La primera mitad del capítulo cuenta una de las parábolas más escandalosas del libro. Compara Jerusalén a una olla inmunda y herrumbrosa que no será purificada hasta que sea calentada a alta temperatura. Nos sorprende y aun nos debe enfermar la completa separación entre los símbolos de la parábola (una olla hervida a alta temperatura, los huesos y la carne y hasta la olla misma quemados) y la tragedia humana de ver su ciudad de origen devastada por el ataque militar y el fuego. Esos huesos, esa carne… ¡son de sus familiares y sus compañeros! Y serán consumidos en el fuego con todo el resto de la ciudad con ninguna reacción humana de parte de Dios, como si uno encendiera un fuego para preparar un caldo.
Me acuerdo de la primera vez que vi las fotos en el internet de la destrucción de Nueva Orleans por el huracán Katrina. Lloré amarga y profundamente. Sólo viví en esa ciudad por un año; tenía unos pocos familiares que todavía vivían allá, pero al ver la destrucción me sentí que algo se había desgarrado en mi ser. Fue una
tragedia más allá de la descripción por los que tenían que sobrevivirla, algo que les marcó de allí en adelante toda la vida.

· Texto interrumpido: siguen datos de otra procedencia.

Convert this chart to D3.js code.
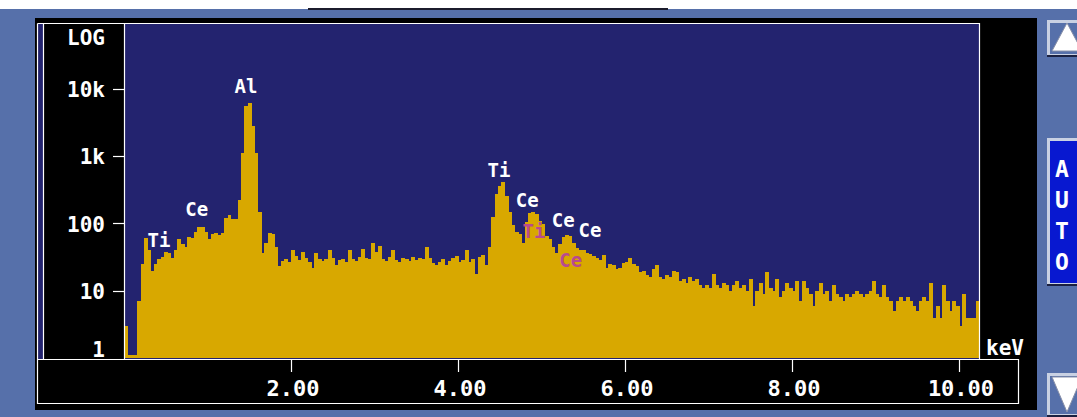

También me acuerdo de estar en Honduras pocos meses después del Huracán Mitch. Las palabras no pueden expresar la destrucción y el sufrimiento de los
que sobrevivieron esa tragedia; diez años después las lágrimas todavía le llegan a los ojos de los que la tuvieron que vivir.
En Ezequiel 24 tenemos esa clase de tragedia, la misma tragedia que motivó las expresiones de profundo dolor del libro de Lamentaciones, pero aquí… ¡no hay reacción humana de parte de Jehová! La falta de humanidad en los símbolos de la destrucción de Jerusalén aun ofende. Y Jehová subraya su reacción justa y dura al decir: Yo Jehová he hablado; vendrá, y yo lo haré. No me volveré atrás, ni tendré misericordia, ni me arrepentiré; según tus caminos y tus obras te juzgarán, dice Jehová el Señor (Ezequiel 24:14).
Esta parábola va a provocar una de dos reacciones en nosotros (y en los exiliados): o nos vamos a alejar de Jehová, ofendidos y amargados, o lo vamos a temer más. O nos vamos a enojar con el Dios que rehúsa ser conformado a nuestra imagen, o vamos a reconocer que es justo: no tolera el pecado, ni hace excepción de personas que lo cometen. ¿Nos atrevemos a pecar contra el Dios que tiene que castigar el pecado con la justicia imparcial?